Nearly 1 in 4 children report experiences with bullying and more than 80 percent of high school students say they witness bullying at least once a week. According to Joel Haber, Ph.D., author of “Bullyproof Your Child for Life: Protect Your Child from Teasing, Taunting and Bullying for Good,” and founder of the anti-bullying website respectu.com, bullied students are more likely to suffer from anxiety and depression, social embarrassment and even physical health problems.
They also suffer academically. Research suggests that schools where students report a more severe bullying climate score lower on standardized tests than schools with a healthier climate.
“As educators, there’s so much emphasis on academics,” says Joann Morris, senior policy analyst at the National Education Association’s Human & Civil Rights Department. The underlying issues that affect performance can easily be overlooked. “Students cannot learn if they’re living in fear.”
This isn’t news to educators. We’ve known for decades that students need to be in safe, supportive learning environments to thrive. And while it may take a village to change bullying’s sobering statistics, with Bullying Prevention Month in October, there’s no better time to think about the best ways to keep our children safe.
The following resources are a good place to start:
- NEA’s Bully Free: It Starts With Me: Designed by educators, for educators, the NEA’s Bullying Prevention Kit features the best available research on bullying prevention strategies. Learn how to be an advocate and access a complete list of NEA’s bullying prevention resources. Take the Pledge to stand up for students and receive a pin and a poster you can put on your door that says, “Talk to me. I will listen.”
- Defeat the Label: Defeat the Label strives to promote an inclusive, judgment-free society. The NEA has partnered with Defeat the Label to bring Stand4Change Day to schools across the country.

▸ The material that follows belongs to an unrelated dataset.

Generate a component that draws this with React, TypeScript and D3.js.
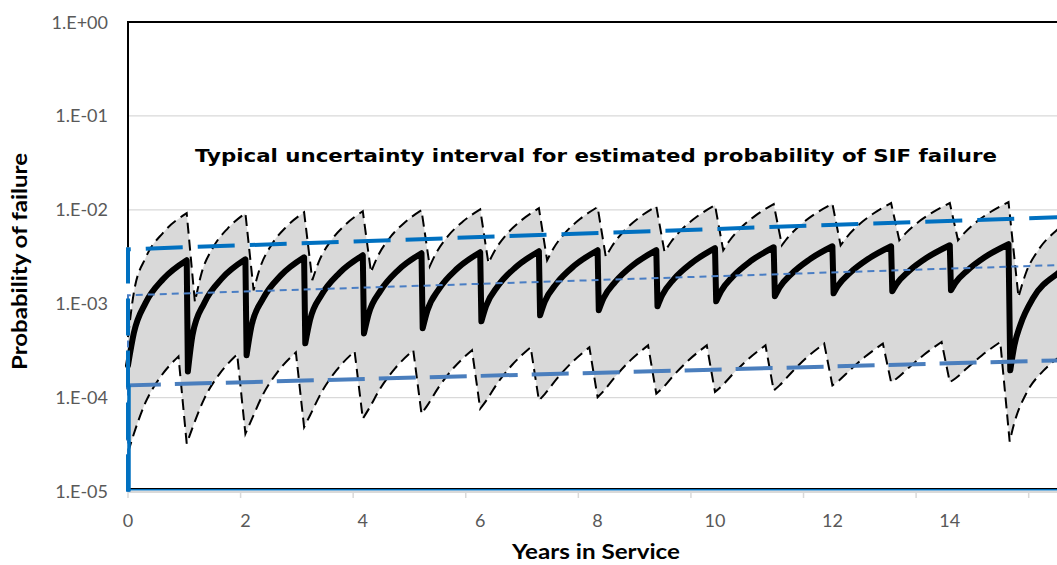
import React from "react";
import * as d3 from "d3";

type Pt = [number, number];

// Axis labels
const xTickLabels = [0, 2, 4, 6, 8, 10, 12, 14];
const yTickValues = [1, 1e-1, 1e-2, 1e-3, 1e-4, 1e-5];
const yTickLabels = ["1.E+00", "1.E-01", "1.E-02", "1.E-03", "1.E-04", "1.E-05"];

// Estimated probability of failure: one sub-array per proof-test interval [years, probability]
const meanCycles: Pt[][] = [
  [[0, 2.2e-4], [0.1, 4.88e-4], [0.3, 1.02e-3], [0.6, 1.83e-3], [1.0, 2.9e-3]],
  [[1.02, 1.9e-4], [1.1, 4.68e-4], [1.3, 1.02e-3], [1.6, 1.86e-3], [2.0, 2.97e-3]],
  [[2.02, 2.82e-4], [2.1, 5.66e-4], [2.3, 1.13e-3], [2.6, 1.99e-3], [3.0, 3.12e-3]],
  [[3.02, 3.78e-4], [3.1, 6.68e-4], [3.3, 1.25e-3], [3.6, 2.12e-3], [4.0, 3.28e-3]],
  [[4.02, 4.83e-4], [4.1, 7.8e-4], [4.3, 1.37e-3], [4.6, 2.27e-3], [5.0, 3.45e-3]],
  [[5.02, 5.47e-4], [5.1, 8.45e-4], [5.3, 1.44e-3], [5.6, 2.34e-3], [6.0, 3.53e-3]],
  [[6.02, 6.49e-4], [6.1, 9.46e-4], [6.3, 1.54e-3], [6.6, 2.43e-3], [7.0, 3.62e-3]],
  [[7.02, 7.52e-4], [7.1, 1.05e-3], [7.3, 1.64e-3], [7.6, 2.53e-3], [8.0, 3.71e-3]],
  [[8.02, 8.51e-4], [8.1, 1.14e-3], [8.3, 1.71e-3], [8.6, 2.57e-3], [9.0, 3.71e-3]],
  [[9.02, 9.38e-4], [9.1, 1.23e-3], [9.3, 1.83e-3], [9.6, 2.71e-3], [10.0, 3.9e-3]],
  [[10.02, 1.06e-3], [10.1, 1.35e-3], [10.3, 1.94e-3], [10.6, 2.82e-3], [11.0, 3.99e-3]],
  [[11.02, 1.2e-3], [11.1, 1.49e-3], [11.3, 2.07e-3], [11.6, 2.93e-3], [12.0, 4.09e-3]],
  [[12.02, 1.29e-3], [12.1, 1.57e-3], [12.3, 2.13e-3], [12.6, 2.97e-3], [13.0, 4.09e-3]],
  [[13.02, 1.36e-3], [13.1, 1.64e-3], [13.3, 2.21e-3], [13.6, 3.06e-3], [14.0, 4.19e-3]],
  [[14.02, 1.39e-3], [14.1, 1.68e-3], [14.3, 2.26e-3], [14.6, 3.14e-3], [15.0, 4.3e-3]],
  [[15.03, 1.95e-4], [15.1, 3.6e-4], [15.2, 5.9e-4], [15.42, 1.15e-3], [15.83, 2.08e-3], [16.0, 2.45e-3]],
];

// Upper bound of the uncertainty interval
const upperCycles: Pt[][] = [
  [[0, 4.4e-4], [0.1, 1.32e-3], [0.3, 3.08e-3], [0.6, 5.72e-3], [1.0, 9.2e-3]],
  [[1.14, 1.04e-3], [1.25, 2.08e-3], [1.45, 3.98e-3], [1.7, 6.35e-3], [2.0, 9.2e-3]],
  [[2.14, 1.39e-3], [2.25, 2.42e-3], [2.45, 4.28e-3], [2.7, 6.62e-3], [3.0, 9.42e-3]],
  [[3.14, 1.78e-3], [3.25, 2.79e-3], [3.45, 4.62e-3], [3.7, 6.91e-3], [4.0, 9.66e-3]],
  [[4.14, 2.16e-3], [4.25, 3.15e-3], [4.45, 4.95e-3], [4.7, 7.2e-3], [5.0, 9.9e-3]],
  [[5.14, 2.5e-3], [5.25, 3.47e-3], [5.45, 5.24e-3], [5.7, 7.45e-3], [6.0, 1.01e-2]],
  [[6.14, 2.7e-3], [6.25, 3.69e-3], [6.45, 5.48e-3], [6.7, 7.71e-3], [7.0, 1.04e-2]],
  [[7.14, 2.9e-3], [7.25, 3.9e-3], [7.45, 5.71e-3], [7.7, 7.98e-3], [8.0, 1.07e-2]],
  [[8.14, 3.15e-3], [8.25, 4.14e-3], [8.45, 5.94e-3], [8.7, 8.2e-3], [9.0, 1.09e-2]],
  [[9.14, 3.56e-3], [9.25, 4.54e-3], [9.45, 6.31e-3], [9.7, 8.53e-3], [10.0, 1.12e-2]],
  [[10.14, 3.71e-3], [10.25, 4.71e-3], [10.45, 6.52e-3], [10.7, 8.78e-3], [11.0, 1.15e-2]],
  [[11.14, 4.19e-3], [11.25, 5.14e-3], [11.45, 6.86e-3], [11.7, 9.01e-3], [12.0, 1.16e-2]],
  [[12.14, 4.19e-3], [12.25, 5.16e-3], [12.45, 6.93e-3], [12.7, 9.14e-3], [13.0, 1.18e-2]],
  [[13.14, 4.74e-3], [13.25, 5.64e-3], [13.45, 7.29e-3], [13.7, 9.34e-3], [14.0, 1.18e-2]],
  [[14.14, 4.74e-3], [14.25, 5.68e-3], [14.45, 7.39e-3], [14.7, 9.53e-3], [15.0, 1.21e-2]],
  [[15.17, 1.18e-3], [15.3, 2.15e-3], [15.5, 3.66e-3], [15.83, 6.13e-3], [16.0, 7.4e-3]],
];

// Lower bound of the uncertainty interval
const lowerCycles: Pt[][] = [
  [[0, 2.6e-5], [0.1, 4.12e-5], [0.3, 8.93e-5], [0.55, 1.65e-4], [0.86, 2.75e-4]],
  [[1.0, 3.23e-5], [1.1, 4.8e-5], [1.3, 9.76e-5], [1.55, 1.76e-4], [1.86, 2.89e-4]],
  [[2.0, 4.12e-5], [2.1, 5.72e-5], [2.3, 1.08e-4], [2.55, 1.88e-4], [2.86, 3.03e-4]],
  [[3.0, 4.85e-5], [3.1, 6.45e-5], [3.3, 1.15e-4], [3.55, 1.95e-4], [3.86, 3.11e-4]],
  [[4.0, 5.96e-5], [4.1, 7.54e-5], [4.3, 1.26e-4], [4.55, 2.05e-4], [4.86, 3.19e-4]],
  [[5.0, 6.73e-5], [5.1, 8.27e-5], [5.3, 1.31e-4], [5.55, 2.08e-4], [5.86, 3.19e-4]],
  [[6.0, 7.61e-5], [6.1, 9.24e-5], [6.3, 1.44e-4], [6.55, 2.25e-4], [6.86, 3.43e-4]],
  [[7.0, 9.33e-5], [7.1, 1.09e-4], [7.3, 1.57e-4], [7.55, 2.33e-4], [7.86, 3.43e-4]],
  [[8.0, 1.01e-4], [8.1, 1.17e-4], [8.3, 1.67e-4], [8.55, 2.46e-4], [8.86, 3.6e-4]],
  [[9.0, 1.1e-4], [9.1, 1.25e-4], [9.3, 1.74e-4], [9.55, 2.5e-4], [9.86, 3.6e-4]],
  [[10.0, 1.15e-4], [10.1, 1.3e-4], [10.3, 1.77e-4], [10.55, 2.52e-4], [10.86, 3.6e-4]],
  [[11.0, 1.19e-4], [11.1, 1.35e-4], [11.3, 1.84e-4], [11.55, 2.63e-4], [11.86, 3.76e-4]],
  [[12.0, 1.35e-4], [12.1, 1.5e-4], [12.3, 1.96e-4], [12.55, 2.7e-4], [12.86, 3.76e-4]],
  [[13.0, 1.46e-4], [13.1, 1.61e-4], [13.3, 2.08e-4], [13.55, 2.83e-4], [13.86, 3.91e-4]],
  [[14.0, 1.46e-4], [14.1, 1.61e-4], [14.3, 2.08e-4], [14.55, 2.83e-4], [14.86, 3.91e-4]],
  [[15.02, 3.4e-5], [15.1, 5.4e-5], [15.3, 1.1e-4], [15.6, 1.95e-4], [15.83, 2.6e-4], [16.0, 3.07e-4]],
];

// Exponential trend lines (value 0 at the origin sits on the axis floor)
const trendUpper: Pt[] = [[0, 0], [0, 3.8e-3], [18, 9.3e-3]];
const trendMean: Pt[] = [[0, 0], [0, 1.23e-3], [18, 2.85e-3]];
const trendLower: Pt[] = [[0, 0], [0, 1.35e-4], [18, 2.71e-4]];

const W = 1057;
const H = 565;
const LEFT = 128;
const TOP = 22;
const BOTTOM = 491.5;
const PX_PER_YEAR = 58.7;
const X_MAX = 18;
const AXIS_TICK_STEP = 1.918;

export default function App() {
  const x = d3.scaleLinear().domain([0, X_MAX]).range([LEFT, LEFT + X_MAX * PX_PER_YEAR]);
  const y = d3.scaleLog().domain([1e-5, 1]).range([BOTTOM, TOP]);
  const yp = (p: number) => (p > 0 ? y(p) : BOTTOM);

  const curved = d3
    .line<Pt>()
    .x((d) => x(d[0]))
    .y((d) => yp(d[1]))
    .curve(d3.curveMonotoneX);
  const straight = d3
    .line<Pt>()
    .x((d) => x(d[0]))
    .y((d) => yp(d[1]));

  // Each interval is smoothed on its own; the drop at each test is a straight segment
  const joinCycles = (cycles: Pt[][]) =>
    cycles
      .map((c, i) => {
        const s = curved(c) || "";
        return i === 0 ? s : "L" + s.slice(1);
      })
      .join("");

  const meanPath = joinCycles(meanCycles);
  const upperPath = joinCycles(upperCycles);
  const lowerPath = joinCycles(lowerCycles);

  const uFirst = upperCycles[0][0][0];
  const uLast = upperCycles[upperCycles.length - 1].slice(-1)[0][0];
  const lFirst = lowerCycles[0][0][0];
  const lLast = lowerCycles[lowerCycles.length - 1].slice(-1)[0][0];

  const bandUnderUpper = `${upperPath}L${x(uLast)},${BOTTOM}L${x(uFirst)},${BOTTOM}Z`;
  const bandAboveLower = `${lowerPath}L${x(lLast)},${TOP}L${x(lFirst)},${TOP}Z`;

  const axisTicks = d3.range(0, X_MAX, AXIS_TICK_STEP);

  const labelFont = "Lato, 'Liberation Sans', sans-serif";

  return (
    <svg
      width={W}
      height={H}
      style={{ position: "absolute", left: 0, top: 0, background: "#fff" }}
    >
      <defs>
        <clipPath id="plotClip">
          <rect x={LEFT - 3} y={TOP - 2} width={W} height={BOTTOM - TOP + 4} />
        </clipPath>
        <clipPath id="aboveLower">
          <path d={bandAboveLower} />
        </clipPath>
      </defs>

      {/* horizontal gridlines */}
      {yTickValues.slice(1, -1).map((v) => (
        <line
          key={v}
          x1={LEFT}
          x2={W}
          y1={y(v)}
          y2={y(v)}
          stroke="#d9d9d9"
          strokeWidth={1.3}
        />
      ))}

      {/* bottom axis line and tick marks */}
      <line x1={LEFT} x2={W} y1={BOTTOM + 0.5} y2={BOTTOM + 0.5} stroke="#d9d9d9" strokeWidth={2} />
      {axisTicks.map((t) => (
        <line
          key={t}
          x1={x(t)}
          x2={x(t)}
          y1={BOTTOM}
          y2={BOTTOM + 6.5}
          stroke="#d9d9d9"
          strokeWidth={1.5}
        />
      ))}

      <g clipPath="url(#plotClip)">
        {/* uncertainty band */}
        <g clipPath="url(#aboveLower)">
          <path d={bandUnderUpper} fill="#d9d9d9" stroke="none" />
        </g>

        {/* band limits */}
        <path d={upperPath} fill="none" stroke="#000" strokeWidth={2} strokeDasharray="11 6" />
        <path d={lowerPath} fill="none" stroke="#000" strokeWidth={2} strokeDasharray="11 6" />

        {/* estimated probability */}
        <path
          d={meanPath}
          fill="none"
          stroke="#000"
          strokeWidth={6}
          strokeLinejoin="round"
          strokeLinecap="round"
        />

        {/* trend lines */}
        <path
          d={straight(trendMean) || ""}
          fill="none"
          stroke="#4a7ec4"
          strokeWidth={2}
          strokeDasharray="7 5"
        />
        <path
          d={straight(trendLower) || ""}
          fill="none"
          stroke="#4a7ebd"
          strokeWidth={4}
          strokeDasharray="37 14"
        />
        <path
          d={straight(trendUpper) || ""}
          fill="none"
          stroke="#0070c0"
          strokeWidth={4}
          strokeDasharray="37 15"
        />
      </g>

      {/* plot frame */}
      <line x1={LEFT - 1} x2={W} y1={TOP} y2={TOP} stroke="#000" strokeWidth={2} />
      <line x1={LEFT} x2={LEFT} y1={TOP} y2={y(3.8e-3) - 2} stroke="#000" strokeWidth={2} />
      <line x1={LEFT} x2={W} y1={BOTTOM - 3} y2={BOTTOM - 3} stroke="#000" strokeWidth={1.2} />
      <line x1={LEFT} x2={W} y1={BOTTOM - 1.8} y2={BOTTOM - 1.8} stroke="#0070c0" strokeWidth={1.6} />
      <line x1={LEFT + 1} x2={LEFT + 1} y1={y(1.35e-4)} y2={BOTTOM} stroke="#0070c0" strokeWidth={3.5} />

      {/* y tick labels */}
      {yTickValues.map((v, i) => (
        <text
          key={v}
          x={108}
          y={y(v) + 6.5}
          textAnchor="end"
          fontFamily={labelFont}
          fontSize={18}
          fill="#595959"
        >
          {yTickLabels[i]}
        </text>
      ))}

      {/* x tick labels */}
      {xTickLabels.map((t) => (
        <text
          key={t}
          x={x(t)}
          y={527}
          textAnchor="middle"
          fontFamily={labelFont}
          fontSize={18}
          fill="#595959"
        >
          {t}
        </text>
      ))}

      {/* titles */}
      <text
        x={596}
        y={162}
        textAnchor="middle"
        fontFamily="'DejaVu Sans', Verdana, sans-serif"
        fontWeight="bold"
        fontSize={17}
        textLength={802}
        lengthAdjust="spacingAndGlyphs"
        fill="#000"
      >
        Typical uncertainty interval for estimated probability of SIF failure
      </text>
      <text
        x={596}
        y={559}
        textAnchor="middle"
        fontFamily={labelFont}
        fontWeight="bold"
        fontSize={21}
        textLength={168}
        lengthAdjust="spacingAndGlyphs"
        fill="#000"
      >
        Years in Service
      </text>
      <text
        transform={`translate(27,261.5) rotate(-90)`}
        textAnchor="middle"
        fontFamily={labelFont}
        fontWeight="bold"
        fontSize={20}
        textLength={217}
        lengthAdjust="spacingAndGlyphs"
        fill="#000"
      >
        Probability of failure
      </text>
    </svg>
  );
}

- National Bullying Prevention Month: In 2006, PACER (the Minnesota Parent Training and Information Center) created a campaign called The End of Bullying Begins with Me. The one-week event has now evolved into a month-long effort encouraging communities nationwide to raise awareness of bullying prevention. The site houses resources for students, educators and community members to prevent bullying.
- StopBullying.gov: The government’s national bullying prevention site is one of the best resources available for information about bullying. The site has separate pages with information for different target groups, including parents, educators, community members, teens and kids. Under the “Resources” tab, you’ll find tip sheets, tool kits, training materials and links to relevant sites.

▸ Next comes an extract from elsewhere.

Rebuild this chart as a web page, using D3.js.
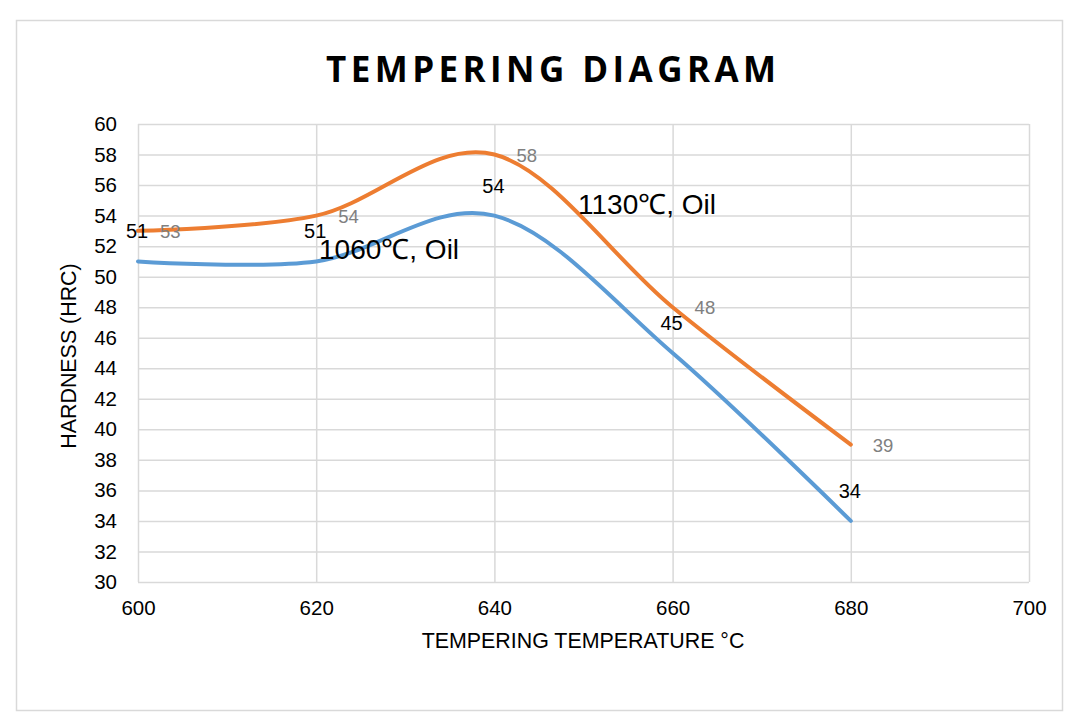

- Anti-Defamation League: The Anti-Defamation League’s A WORLD OF DIFFERENCE Institute is a leader in developing anti-bullying and anti-cyberbullying training, curriculum and resources for educators and students alike.

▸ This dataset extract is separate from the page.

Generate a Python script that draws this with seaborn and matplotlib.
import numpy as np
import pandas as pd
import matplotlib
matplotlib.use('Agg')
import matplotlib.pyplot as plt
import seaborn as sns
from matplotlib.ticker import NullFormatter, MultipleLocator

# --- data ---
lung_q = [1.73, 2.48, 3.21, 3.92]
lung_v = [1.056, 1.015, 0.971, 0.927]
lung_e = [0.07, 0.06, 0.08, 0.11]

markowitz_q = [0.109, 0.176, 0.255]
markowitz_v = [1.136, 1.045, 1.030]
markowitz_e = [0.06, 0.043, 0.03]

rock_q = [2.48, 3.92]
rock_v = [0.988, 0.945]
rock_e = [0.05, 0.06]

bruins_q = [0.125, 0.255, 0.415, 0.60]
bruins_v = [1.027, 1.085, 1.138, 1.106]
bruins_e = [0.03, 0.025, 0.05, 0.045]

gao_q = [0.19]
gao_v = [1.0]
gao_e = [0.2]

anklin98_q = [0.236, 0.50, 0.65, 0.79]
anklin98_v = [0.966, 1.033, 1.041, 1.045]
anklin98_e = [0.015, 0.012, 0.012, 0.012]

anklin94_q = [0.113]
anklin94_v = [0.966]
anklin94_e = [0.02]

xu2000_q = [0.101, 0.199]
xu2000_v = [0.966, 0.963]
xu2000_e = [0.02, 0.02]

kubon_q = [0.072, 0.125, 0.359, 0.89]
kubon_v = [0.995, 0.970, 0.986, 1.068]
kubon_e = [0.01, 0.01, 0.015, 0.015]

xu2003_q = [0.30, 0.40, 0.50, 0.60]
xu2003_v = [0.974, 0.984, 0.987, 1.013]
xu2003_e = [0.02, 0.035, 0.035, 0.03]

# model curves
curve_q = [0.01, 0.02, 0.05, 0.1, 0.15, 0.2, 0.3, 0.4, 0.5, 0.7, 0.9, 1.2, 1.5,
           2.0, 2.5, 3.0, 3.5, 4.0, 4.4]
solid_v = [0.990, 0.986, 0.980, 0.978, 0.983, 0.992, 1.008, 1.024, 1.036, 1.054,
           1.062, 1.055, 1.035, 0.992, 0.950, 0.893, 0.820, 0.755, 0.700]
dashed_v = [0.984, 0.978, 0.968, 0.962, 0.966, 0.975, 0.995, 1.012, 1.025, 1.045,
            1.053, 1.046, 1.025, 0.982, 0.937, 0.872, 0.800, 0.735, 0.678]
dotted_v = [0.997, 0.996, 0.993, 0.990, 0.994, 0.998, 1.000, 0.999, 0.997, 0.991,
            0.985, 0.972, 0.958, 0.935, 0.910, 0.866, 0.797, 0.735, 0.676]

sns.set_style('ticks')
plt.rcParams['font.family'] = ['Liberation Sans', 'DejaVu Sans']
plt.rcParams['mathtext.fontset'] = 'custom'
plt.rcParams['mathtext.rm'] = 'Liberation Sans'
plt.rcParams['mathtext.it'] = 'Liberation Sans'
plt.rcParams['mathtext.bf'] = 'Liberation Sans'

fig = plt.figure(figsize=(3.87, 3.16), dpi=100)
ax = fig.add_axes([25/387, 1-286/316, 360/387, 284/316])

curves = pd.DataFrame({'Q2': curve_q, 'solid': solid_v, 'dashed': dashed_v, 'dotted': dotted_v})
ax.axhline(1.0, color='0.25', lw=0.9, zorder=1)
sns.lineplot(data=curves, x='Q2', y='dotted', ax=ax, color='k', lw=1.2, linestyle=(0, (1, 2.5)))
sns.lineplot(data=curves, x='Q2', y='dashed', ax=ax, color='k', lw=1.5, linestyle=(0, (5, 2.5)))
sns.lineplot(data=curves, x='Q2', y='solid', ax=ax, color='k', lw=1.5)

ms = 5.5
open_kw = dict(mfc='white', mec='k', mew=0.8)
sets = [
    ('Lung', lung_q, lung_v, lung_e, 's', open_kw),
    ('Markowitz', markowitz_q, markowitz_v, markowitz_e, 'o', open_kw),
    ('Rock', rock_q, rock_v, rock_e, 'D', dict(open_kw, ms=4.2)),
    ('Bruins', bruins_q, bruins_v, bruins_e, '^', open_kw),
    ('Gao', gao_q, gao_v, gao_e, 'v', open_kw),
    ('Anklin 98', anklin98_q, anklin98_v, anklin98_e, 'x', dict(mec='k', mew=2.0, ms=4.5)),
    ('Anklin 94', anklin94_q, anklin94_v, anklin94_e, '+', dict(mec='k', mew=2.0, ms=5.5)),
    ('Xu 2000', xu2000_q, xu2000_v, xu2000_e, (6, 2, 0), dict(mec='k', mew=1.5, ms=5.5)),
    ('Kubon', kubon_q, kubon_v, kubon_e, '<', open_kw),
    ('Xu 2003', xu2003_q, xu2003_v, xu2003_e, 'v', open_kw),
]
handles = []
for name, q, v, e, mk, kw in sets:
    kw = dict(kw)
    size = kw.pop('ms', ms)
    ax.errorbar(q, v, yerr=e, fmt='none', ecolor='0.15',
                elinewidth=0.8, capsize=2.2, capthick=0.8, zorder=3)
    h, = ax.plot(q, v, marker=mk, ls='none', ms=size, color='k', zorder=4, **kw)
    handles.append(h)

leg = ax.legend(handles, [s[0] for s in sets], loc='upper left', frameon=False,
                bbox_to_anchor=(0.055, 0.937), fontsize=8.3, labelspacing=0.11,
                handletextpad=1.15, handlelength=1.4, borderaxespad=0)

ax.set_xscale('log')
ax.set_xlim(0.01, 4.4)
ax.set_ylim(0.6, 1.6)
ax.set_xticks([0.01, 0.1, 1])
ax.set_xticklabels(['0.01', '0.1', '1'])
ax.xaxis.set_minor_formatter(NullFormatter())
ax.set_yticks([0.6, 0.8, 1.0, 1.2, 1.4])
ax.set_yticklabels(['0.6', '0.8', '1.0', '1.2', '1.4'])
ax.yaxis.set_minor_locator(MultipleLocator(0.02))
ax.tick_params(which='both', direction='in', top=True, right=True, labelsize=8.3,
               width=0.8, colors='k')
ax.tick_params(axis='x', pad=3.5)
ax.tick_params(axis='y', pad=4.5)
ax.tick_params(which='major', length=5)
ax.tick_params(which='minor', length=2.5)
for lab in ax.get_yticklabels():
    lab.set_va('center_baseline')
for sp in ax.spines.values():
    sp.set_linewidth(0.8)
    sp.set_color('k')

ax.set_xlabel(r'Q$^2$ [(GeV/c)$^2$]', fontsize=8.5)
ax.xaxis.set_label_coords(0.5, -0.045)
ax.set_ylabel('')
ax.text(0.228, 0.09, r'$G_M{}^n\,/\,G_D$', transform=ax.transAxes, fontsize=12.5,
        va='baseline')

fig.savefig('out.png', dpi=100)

“It’s impossible to completely prevent bullying,” says Haber, “but school-wide programs that draw attention to the issue and outline clear consequences for bullying behavior can help.” Perhaps even more important, he says, is making sure students feel safe to report bullying behavior, and that those who are bullied can find a safe haven in their schools.
Ensuring that educators are trained to provide immediate assistance and can facilitate ongoing solutions will make a big impact.